В двух знаменитых заметках (1827 и 1839), позже объединенных под названием «Об убийстве как разновидности изящного искусства», де Куинси пытается рассмотреть эту проблему «не с моральной стороны», как он сам говорит, а методом восприятия сверхчувственного, исключительно интеллектуального — сквозь призму большей или меньшей предрасположенности к убийству, которая проявляется у его исполнителей.

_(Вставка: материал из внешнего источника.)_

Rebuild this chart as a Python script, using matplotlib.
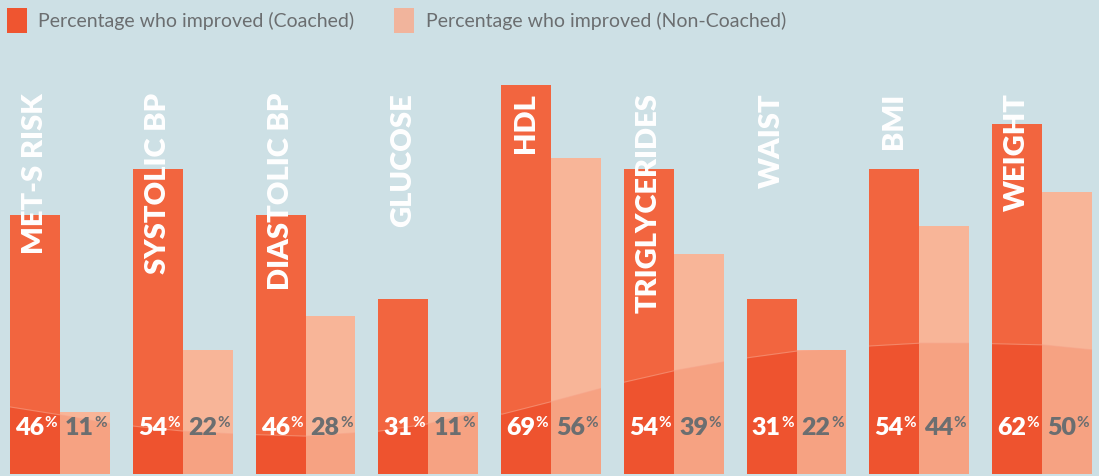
import matplotlib
matplotlib.use("Agg")
import matplotlib.pyplot as plt
from matplotlib.patches import Rectangle
import numpy as np

categories = ["MET-S RISK", "SYSTOLIC BP", "DIASTOLIC BP", "GLUCOSE", "HDL",
              "TRIGLYCERIDES", "WAIST", "BMI", "WEIGHT"]
coached = [46, 54, 46, 31, 69, 54, 31, 54, 62]
non_coached = [11, 22, 28, 11, 56, 39, 22, 44, 50]
legend_labels = ["Percentage who improved (Coached)",
                 "Percentage who improved (Non-Coached)"]

# decorative darker band at the foot of the bars (x in group units, y in %)
wave_x = [-0.41, 0.0, 0.41, 1.0, 1.41, 2.0, 2.41, 2.6, 3.0, 3.41, 3.6, 4.0, 4.41,
          4.6, 5.0, 5.41, 5.6, 6.0, 6.41, 6.6, 7.0, 7.41, 8.0, 8.41]
wave_y = [11.9, 10.5, 8.9, 7.6, 7.1, 6.7, 7.3, 7.6, 8.9, 11.0, 10.6, 12.8, 15.2,
          16.3, 18.3, 19.9, 20.6, 21.8, 22.2, 22.7, 23.2, 23.2, 22.9, 22.0]

BG = "#cde0e5"
C_TOP, C_DARK = "#f2653f", "#ee532f"
N_TOP, N_DARK = "#f8b598", "#f6a282"
GRAY = "#6b6e70"
W = 0.407

fig = plt.figure(figsize=(10.99, 4.77), dpi=100, facecolor=BG)
ax = fig.add_axes([0, 0, 1, 1])
ax.set_facecolor(BG)
ax.set_xlim(-0.489, 8.464)
ax.set_ylim(-0.35, 84.2)
ax.axis("off")

x = np.arange(len(categories))
bars_c = ax.bar(x - W / 2, coached, W, color=C_TOP, linewidth=0)
bars_n = ax.bar(x + W / 2, non_coached, W, color=N_TOP, linewidth=0)

xs = np.linspace(-0.5, 8.5, 600)
wave = np.interp(xs, wave_x, wave_y)
for bars, dark in [(bars_c, C_DARK), (bars_n, N_DARK)]:
    for b in bars:
        poly = ax.fill_between(xs, 0, wave, color=dark, linewidth=0)
        poly.set_clip_path(b)
        ln, = ax.plot(xs, wave, color="#f7a48a", lw=0.8, alpha=0.6)
        ln.set_clip_path(b)

label_y = 8.3
off = 0.075
for i in x:
    ax.text(i - W / 2, 67.7, categories[i], rotation=90, ha="center", va="top",
            color="white", fontsize=21, fontweight="heavy", family="Lato")
    for xc, v, col in [(i - W / 2, coached[i], "white"), (i + W / 2, non_coached[i], GRAY)]:
        ax.text(xc + off, label_y, str(v), ha="right", va="center", color=col,
                fontsize=18, fontweight="heavy", family="Lato")
        ax.text(xc + off + 0.002, label_y + 0.9, "%", ha="left", va="center",
                color=col, fontsize=11, fontweight="bold", family="Lato")

# legend
fw, fh = 1099, 477
for sq_x, txt_x, col, lab in [(7, 38, "#ef5530", legend_labels[0]),
                              (394, 426, "#f1b49c", legend_labels[1])]:
    fig.add_artist(Rectangle((sq_x / fw, 1 - 34 / fh), 20 / fw, 25 / fh,
                             transform=fig.transFigure, color=col, lw=0))
    fig.text(txt_x / fw, 1 - 21 / fh, lab, ha="left", va="center", color=GRAY,
             fontsize=14, fontweight="normal", family="Lato")

fig.savefig("out.png", dpi=100, facecolor=BG)
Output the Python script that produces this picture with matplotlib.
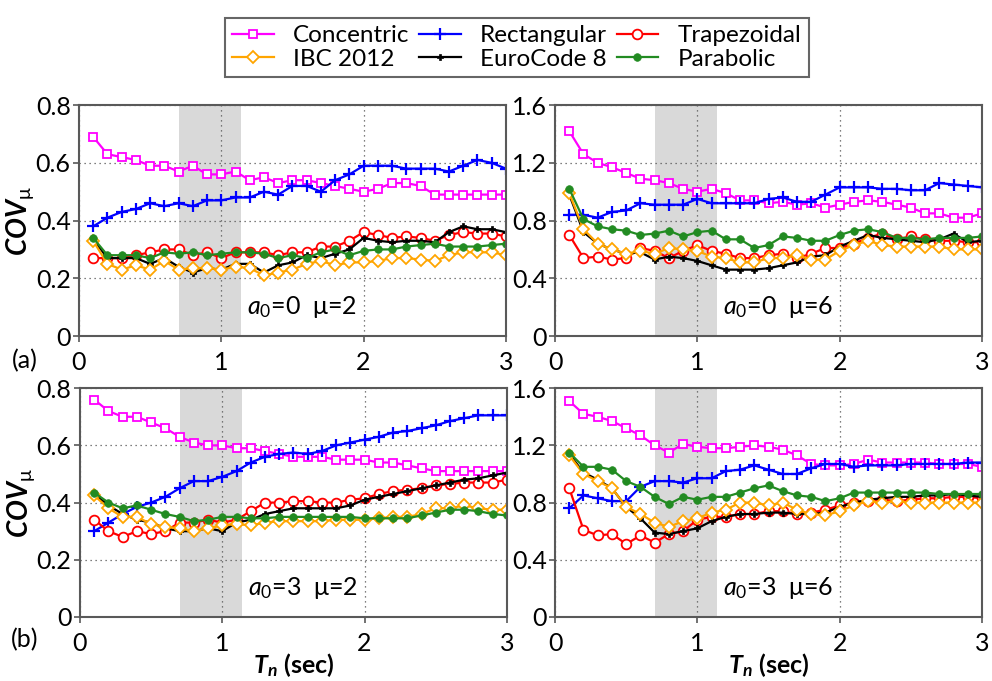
import matplotlib
matplotlib.use("Agg")
import matplotlib.pyplot as plt
import numpy as np

plt.rcParams['font.family'] = ['Lato', 'DejaVu Sans']
plt.rcParams['mathtext.fontset'] = 'custom'
plt.rcParams['mathtext.rm'] = 'Lato'
plt.rcParams['mathtext.it'] = 'Lato:italic'
plt.rcParams['mathtext.bf'] = 'Lato:bold'
plt.rcParams['mathtext.bfit'] = 'Lato:bold:italic'

# periods (sec)
Tn = [round(0.1 * i, 1) for i in range(1, 31)]

# (a) a0=0, mu=2
conc_a = [0.69, 0.63, 0.62, 0.61, 0.59, 0.59, 0.57, 0.59, 0.56, 0.56, 0.57, 0.54, 0.55, 0.53, 0.54,
          0.54, 0.53, 0.52, 0.51, 0.50, 0.51, 0.53, 0.53, 0.52, 0.49, 0.49, 0.49, 0.49, 0.49, 0.49]
rect_a = [0.38, 0.41, 0.43, 0.44, 0.46, 0.45, 0.46, 0.45, 0.47, 0.47, 0.48, 0.48, 0.50, 0.49, 0.52,
          0.52, 0.50, 0.54, 0.56, 0.59, 0.59, 0.59, 0.58, 0.58, 0.58, 0.57, 0.59, 0.61, 0.60, 0.58]
trap_a = [0.27, 0.27, 0.27, 0.28, 0.29, 0.30, 0.30, 0.28, 0.29, 0.27, 0.29, 0.29, 0.29, 0.28, 0.29,
          0.29, 0.31, 0.31, 0.33, 0.36, 0.35, 0.34, 0.345, 0.34, 0.33, 0.35, 0.36, 0.355, 0.355, 0.345]
para_a = [0.34, 0.28, 0.28, 0.28, 0.27, 0.29, 0.285, 0.29, 0.28, 0.285, 0.29, 0.29, 0.285, 0.27, 0.28,
          0.27, 0.29, 0.30, 0.28, 0.295, 0.30, 0.30, 0.31, 0.315, 0.32, 0.31, 0.31, 0.31, 0.315, 0.32]
ibc_a = [0.33, 0.25, 0.23, 0.245, 0.23, 0.26, 0.23, 0.235, 0.235, 0.23, 0.24, 0.235, 0.21, 0.22, 0.23,
         0.25, 0.26, 0.245, 0.255, 0.255, 0.26, 0.27, 0.27, 0.265, 0.26, 0.28, 0.29, 0.29, 0.29, 0.28]
euro_a = [0.335, 0.27, 0.27, 0.27, 0.25, 0.27, 0.24, 0.22, 0.235, 0.23, 0.25, 0.25, 0.22, 0.245, 0.255,
          0.28, 0.27, 0.285, 0.30, 0.34, 0.33, 0.325, 0.33, 0.33, 0.325, 0.36, 0.38, 0.37, 0.37, 0.36]

# a0=0, mu=6
conc_b = [1.42, 1.26, 1.20, 1.17, 1.13, 1.09, 1.08, 1.06, 1.02, 1.00, 1.02, 0.99, 0.94, 0.94, 0.92,
          0.93, 0.91, 0.92, 0.89, 0.91, 0.93, 0.94, 0.93, 0.91, 0.89, 0.85, 0.85, 0.82, 0.82, 0.85]
rect_b = [0.84, 0.84, 0.82, 0.86, 0.87, 0.92, 0.91, 0.91, 0.91, 0.95, 0.92, 0.92, 0.92, 0.92, 0.95,
          0.96, 0.93, 0.93, 0.98, 1.03, 1.03, 1.03, 1.02, 1.02, 1.01, 1.01, 1.06, 1.05, 1.04, 1.03]
trap_b = [0.70, 0.54, 0.55, 0.53, 0.54, 0.61, 0.59, 0.54, 0.59, 0.63, 0.59, 0.57, 0.54, 0.54, 0.56,
          0.57, 0.54, 0.57, 0.61, 0.61, 0.64, 0.68, 0.71, 0.67, 0.69, 0.67, 0.66, 0.66, 0.65, 0.65]
para_b = [1.02, 0.81, 0.76, 0.74, 0.73, 0.70, 0.71, 0.73, 0.69, 0.72, 0.73, 0.67, 0.67, 0.61, 0.63,
          0.69, 0.68, 0.66, 0.66, 0.70, 0.73, 0.74, 0.72, 0.68, 0.68, 0.67, 0.68, 0.68, 0.68, 0.69]
ibc_b = [0.99, 0.74, 0.64, 0.60, 0.57, 0.59, 0.57, 0.61, 0.60, 0.59, 0.55, 0.54, 0.51, 0.51, 0.54,
         0.54, 0.56, 0.53, 0.53, 0.59, 0.63, 0.66, 0.63, 0.62, 0.62, 0.62, 0.62, 0.60, 0.60, 0.60]
euro_b = [0.98, 0.72, 0.64, 0.60, 0.57, 0.58, 0.53, 0.55, 0.54, 0.52, 0.49, 0.46, 0.46, 0.46, 0.47,
          0.49, 0.51, 0.55, 0.56, 0.62, 0.66, 0.70, 0.68, 0.67, 0.66, 0.65, 0.67, 0.71, 0.65, 0.66]

# (b) a0=3, mu=2
conc_c = [0.76, 0.72, 0.70, 0.70, 0.68, 0.66, 0.63, 0.61, 0.60, 0.60, 0.59, 0.59, 0.58, 0.57, 0.56,
          0.56, 0.56, 0.55, 0.55, 0.55, 0.54, 0.54, 0.53, 0.52, 0.51, 0.51, 0.51, 0.51, 0.51, 0.51]
rect_c = [0.30, 0.33, 0.36, 0.385, 0.40, 0.42, 0.45, 0.475, 0.475, 0.49, 0.51, 0.54, 0.56, 0.57, 0.575,
          0.57, 0.58, 0.60, 0.61, 0.62, 0.63, 0.645, 0.65, 0.66, 0.67, 0.685, 0.695, 0.705, 0.705, 0.705]
trap_c = [0.34, 0.30, 0.28, 0.30, 0.29, 0.30, 0.33, 0.33, 0.34, 0.33, 0.34, 0.37, 0.40, 0.40, 0.405,
          0.405, 0.40, 0.40, 0.41, 0.415, 0.43, 0.44, 0.445, 0.45, 0.46, 0.465, 0.47, 0.47, 0.47, 0.48]
para_c = [0.435, 0.40, 0.38, 0.39, 0.375, 0.36, 0.35, 0.335, 0.34, 0.35, 0.35, 0.345, 0.345, 0.35, 0.35,
          0.35, 0.35, 0.35, 0.35, 0.345, 0.345, 0.345, 0.345, 0.355, 0.365, 0.375, 0.375, 0.37, 0.36, 0.355]
ibc_c = [0.425, 0.38, 0.35, 0.35, 0.325, 0.315, 0.31, 0.30, 0.31, 0.32, 0.325, 0.32, 0.33, 0.335, 0.335,
         0.335, 0.335, 0.34, 0.34, 0.34, 0.345, 0.35, 0.35, 0.36, 0.38, 0.38, 0.39, 0.38, 0.375, 0.375]
euro_c = [0.43, 0.39, 0.36, 0.34, 0.33, 0.31, 0.30, 0.30, 0.31, 0.30, 0.33, 0.34, 0.36, 0.37, 0.38,
          0.38, 0.38, 0.38, 0.39, 0.41, 0.42, 0.43, 0.44, 0.45, 0.46, 0.47, 0.48, 0.485, 0.495, 0.505]

# a0=3, mu=6
conc_d = [1.51, 1.42, 1.40, 1.37, 1.32, 1.27, 1.20, 1.15, 1.21, 1.19, 1.18, 1.18, 1.19, 1.20, 1.19,
          1.17, 1.13, 1.07, 1.06, 1.06, 1.07, 1.10, 1.08, 1.08, 1.08, 1.08, 1.07, 1.07, 1.07, 1.05]
rect_d = [0.76, 0.85, 0.83, 0.81, 0.81, 0.91, 0.95, 0.95, 0.94, 0.97, 0.97, 1.02, 1.03, 1.06, 1.03,
          1.00, 1.00, 1.04, 1.07, 1.07, 1.05, 1.06, 1.06, 1.06, 1.07, 1.07, 1.07, 1.07, 1.08, 1.08]
trap_d = [0.90, 0.61, 0.57, 0.58, 0.51, 0.57, 0.52, 0.58, 0.60, 0.68, 0.70, 0.70, 0.72, 0.72, 0.74,
          0.74, 0.72, 0.73, 0.75, 0.78, 0.80, 0.81, 0.82, 0.81, 0.82, 0.83, 0.83, 0.84, 0.84, 0.83]
para_d = [1.15, 1.05, 1.05, 1.03, 0.95, 0.91, 0.84, 0.79, 0.84, 0.82, 0.84, 0.84, 0.87, 0.90, 0.92,
          0.88, 0.85, 0.84, 0.81, 0.83, 0.87, 0.87, 0.87, 0.87, 0.87, 0.87, 0.86, 0.86, 0.86, 0.86]
ibc_d = [1.13, 1.00, 0.95, 0.90, 0.77, 0.72, 0.66, 0.63, 0.67, 0.69, 0.73, 0.75, 0.80, 0.80, 0.78,
         0.80, 0.75, 0.72, 0.71, 0.74, 0.78, 0.81, 0.80, 0.81, 0.80, 0.80, 0.80, 0.80, 0.80, 0.80]
euro_d = [1.14, 1.01, 0.96, 0.90, 0.77, 0.69, 0.59, 0.58, 0.60, 0.62, 0.67, 0.70, 0.72, 0.72, 0.73,
          0.73, 0.72, 0.72, 0.73, 0.77, 0.80, 0.82, 0.83, 0.84, 0.84, 0.85, 0.85, 0.86, 0.85, 0.84]

panels = [
    (conc_a, rect_a, trap_a, euro_a, ibc_a, para_a, '0', '2', [0, 0.2, 0.4, 0.6, 0.8]),
    (conc_b, rect_b, trap_b, euro_b, ibc_b, para_b, '0', '6', [0, 0.4, 0.8, 1.2, 1.6]),
    (conc_c, rect_c, trap_c, euro_c, ibc_c, para_c, '3', '2', [0, 0.2, 0.4, 0.6, 0.8]),
    (conc_d, rect_d, trap_d, euro_d, ibc_d, para_d, '3', '6', [0, 0.4, 0.8, 1.2, 1.6]),
]

styles = {
    'Concentric': dict(color='#ff00ff', marker='s', mfc='white', ms=5.5, mew=1.3),
    'Rectangular': dict(color='#0000ff', marker='+', ms=9, mew=1.6),
    'Trapezoidal': dict(color='#ff0000', marker='o', mfc='white', ms=7, mew=1.3),
    'EuroCode 8': dict(color='black', marker='P', ms=5, mew=0.5),
    'IBC 2012': dict(color='#ffa500', marker='D', mfc='white', ms=6, mew=1.3),
    'Parabolic': dict(color='#228b22', marker='o', ms=5.5, mew=0.5),
}
spine_col = '#595959'

fig = plt.figure(figsize=(9.92, 6.81), dpi=100)
boxes = [(0.0796, 0.5066, 0.4304, 0.339), (0.5595, 0.5066, 0.4304, 0.339),
         (0.0806, 0.094, 0.4304, 0.336), (0.5595, 0.094, 0.4304, 0.336)]

handles = {}
for k, (box, p) in enumerate(zip(boxes, panels)):
    ax = fig.add_axes(box)
    conc, rect, trap, euro, ibc, para, a0, mu, yt = p
    ax.axvspan(0.7, 1.14, color='#d9d9d9', lw=0, zorder=0)
    for name, y in [('Concentric', conc), ('Rectangular', rect), ('Trapezoidal', trap),
                    ('EuroCode 8', euro), ('IBC 2012', ibc), ('Parabolic', para)]:
        h, = ax.plot(Tn, y, lw=1.6, label=name, **styles[name])
        handles[name] = h
    ax.set_xlim(0, 3)
    ax.set_ylim(0, yt[-1])
    ax.set_xticks([0, 1, 2, 3])
    ax.set_xticklabels(['0', '1', '2', '3'])
    ax.set_yticks(yt)
    ax.set_yticklabels(['0'] + ['%.1f' % v for v in yt[1:]])
    ax.tick_params(labelsize=18, length=4, width=1.2, color=spine_col, pad=2)
    ax.tick_params(axis='x', pad=7)
    ax.grid(True, ls=(0, (1, 3)), color='#555555', lw=0.9)
    ax.set_axisbelow(True)
    for s in ax.spines.values():
        s.set_color(spine_col)
        s.set_linewidth(1.5)
    ax.text(0.393, 0.125, r'$a_0$=' + a0 + u'  \u03bc=' + mu, transform=ax.transAxes,
            fontsize=18, va='center', ha='left')
    if k % 2 == 0:
        ax.set_ylabel(r'$\mathbfit{COV}_{\mathrm{\mu}}$', fontsize=20, labelpad=0)
    if k >= 2:
        ax.set_xlabel(r'$\mathbfit{T_n}$ (sec)', fontsize=18, fontweight='bold', labelpad=-3)

fig.text(0.025, 0.471, '(a)', fontsize=18, ha='center', va='center')
fig.text(0.025, 0.06, '(b)', fontsize=18, ha='center', va='center')

order = ['Concentric', 'IBC 2012', 'Rectangular', 'EuroCode 8', 'Trapezoidal', 'Parabolic']
leg = fig.legend([handles[n] for n in order], order, ncol=3, loc='center',
                 bbox_to_anchor=(0.521, 0.930), fontsize=17.5, frameon=True, fancybox=False,
                 handlelength=1.7, columnspacing=0.4, handletextpad=0.8, labelspacing=0.1,
                 borderpad=0.3)
leg.get_frame().set_edgecolor('#404040')
leg.get_frame().set_linewidth(1.5)

fig.savefig('out.png', dpi=100)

Абстрагируясь от того набившего оскомину ужаса, который обыкновенно внушает акт лишения жизни, убийство следует, по мысли де Куинси, рассматривать в плоскости чистой эстетики, оценивая уровень его исполнения, как если бы речь шла о произведении искусства или хирургической операции. Ценность убийства, ставшего объектом такого незаинтересованного созерцания, будет зависеть лишь от того, насколько оно соответствует определенным критериям, каковыми являются: нераскрытая тайна, отсутствие видимых мотивов преступления, преодоленные препятствия, общественная значимость и публичный резонанс, который получает удавшееся покушение. Собственно говоря, достаточно с блеском выполнить хотя бы одно из перечисленный условий: «Тертелл... известен также своим незавершенным проектом умерщвления человека при помощи гимнастических гантелей, коим я могу лишь безмолвно восхищаться». Один из персонажей книги, создание поистине пугающей спонтанности в поступках, старается походить на «Горного старца, вдохновителя и непревзойденного мастера этой школы», «неземное сияние» которого снизойдет позже на Альфреда Жарри. Что же до предшественников, то в написанном в 1854 году послесловии к своей книге, где сопоставляются три ничем внешне не связанных убийства, автор оправдывает ее намеренное сумасбродство нежеланием оставлять тон безудержного веселья — при всей рискованности предпринятых описаний — и пространно рассуждает о Свифте как о первопроходце в этой области.